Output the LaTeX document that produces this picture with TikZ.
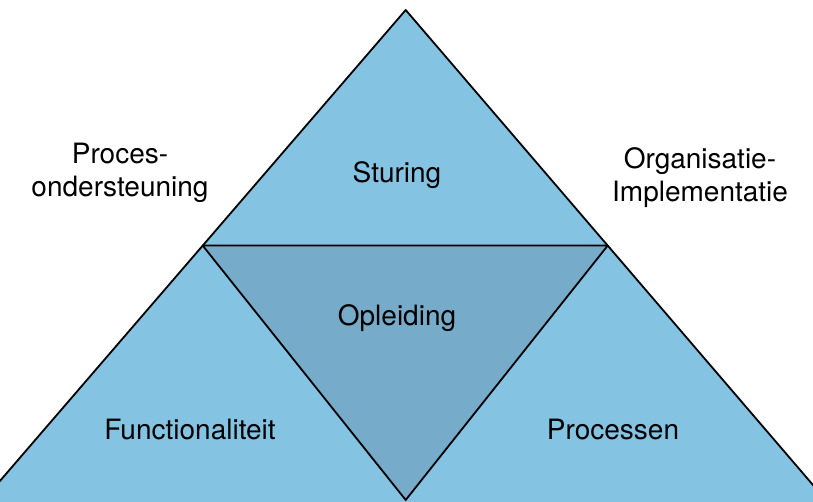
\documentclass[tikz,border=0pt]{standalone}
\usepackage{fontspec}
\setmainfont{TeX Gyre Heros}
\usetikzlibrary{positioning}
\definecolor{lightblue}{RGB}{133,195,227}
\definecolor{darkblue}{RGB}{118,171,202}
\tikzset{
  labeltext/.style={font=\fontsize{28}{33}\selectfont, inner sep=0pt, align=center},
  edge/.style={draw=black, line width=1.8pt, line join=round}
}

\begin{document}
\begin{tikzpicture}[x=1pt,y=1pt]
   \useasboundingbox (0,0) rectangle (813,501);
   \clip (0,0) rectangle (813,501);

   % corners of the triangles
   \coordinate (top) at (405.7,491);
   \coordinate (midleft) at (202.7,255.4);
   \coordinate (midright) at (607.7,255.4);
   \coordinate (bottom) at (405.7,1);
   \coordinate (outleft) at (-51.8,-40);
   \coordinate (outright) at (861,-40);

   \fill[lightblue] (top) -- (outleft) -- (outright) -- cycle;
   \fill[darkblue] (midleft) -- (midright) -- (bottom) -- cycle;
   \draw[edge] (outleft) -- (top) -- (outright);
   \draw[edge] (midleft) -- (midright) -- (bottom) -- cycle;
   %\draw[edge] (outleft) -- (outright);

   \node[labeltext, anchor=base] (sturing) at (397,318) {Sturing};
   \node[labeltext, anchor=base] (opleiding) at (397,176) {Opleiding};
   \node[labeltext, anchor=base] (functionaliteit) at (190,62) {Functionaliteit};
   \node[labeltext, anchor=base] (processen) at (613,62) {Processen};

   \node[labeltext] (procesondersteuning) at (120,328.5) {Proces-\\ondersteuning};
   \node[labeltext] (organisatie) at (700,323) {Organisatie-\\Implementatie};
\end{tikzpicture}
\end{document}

•••

◆ Your instructions ◆
Make an exact copy of the data above, pictures excluded.

◆ Problem solution ◆
Output the LaTeX document that produces this picture with TikZ.
\documentclass[tikz,border=0pt]{standalone}
\usepackage{fontspec}
\setmainfont{TeX Gyre Heros}
\usetikzlibrary{positioning}
\definecolor{lightblue}{RGB}{133,195,227}
\definecolor{darkblue}{RGB}{118,171,202}
\tikzset{
  labeltext/.style={font=\fontsize{28}{33}\selectfont, inner sep=0pt, align=center},
  edge/.style={draw=black, line width=1.8pt, line join=round}
}

\begin{document}
\begin{tikzpicture}[x=1pt,y=1pt]
   \useasboundingbox (0,0) rectangle (813,501);
   \clip (0,0) rectangle (813,501);

   % corners of the triangles
   \coordinate (top) at (405.7,491);
   \coordinate (midleft) at (202.7,255.4);
   \coordinate (midright) at (607.7,255.4);
   \coordinate (bottom) at (405.7,1);
   \coordinate (outleft) at (-51.8,-40);
   \coordinate (outright) at (861,-40);

   \fill[lightblue] (top) -- (outleft) -- (outright) -- cycle;
   \fill[darkblue] (midleft) -- (midright) -- (bottom) -- cycle;
   \draw[edge] (outleft) -- (top) -- (outright);
   \draw[edge] (midleft) -- (midright) -- (bottom) -- cycle;
   %\draw[edge] (outleft) -- (outright);

   \node[labeltext, anchor=base] (sturing) at (397,318) {Sturing};
   \node[labeltext, anchor=base] (opleiding) at (397,176) {Opleiding};
   \node[labeltext, anchor=base] (functionaliteit) at (190,62) {Functionaliteit};
   \node[labeltext, anchor=base] (processen) at (613,62) {Processen};

   \node[labeltext] (procesondersteuning) at (120,328.5) {Proces-\\ondersteuning};
   \node[labeltext] (organisatie) at (700,323) {Organisatie-\\Implementatie};
\end{tikzpicture}
\end{document}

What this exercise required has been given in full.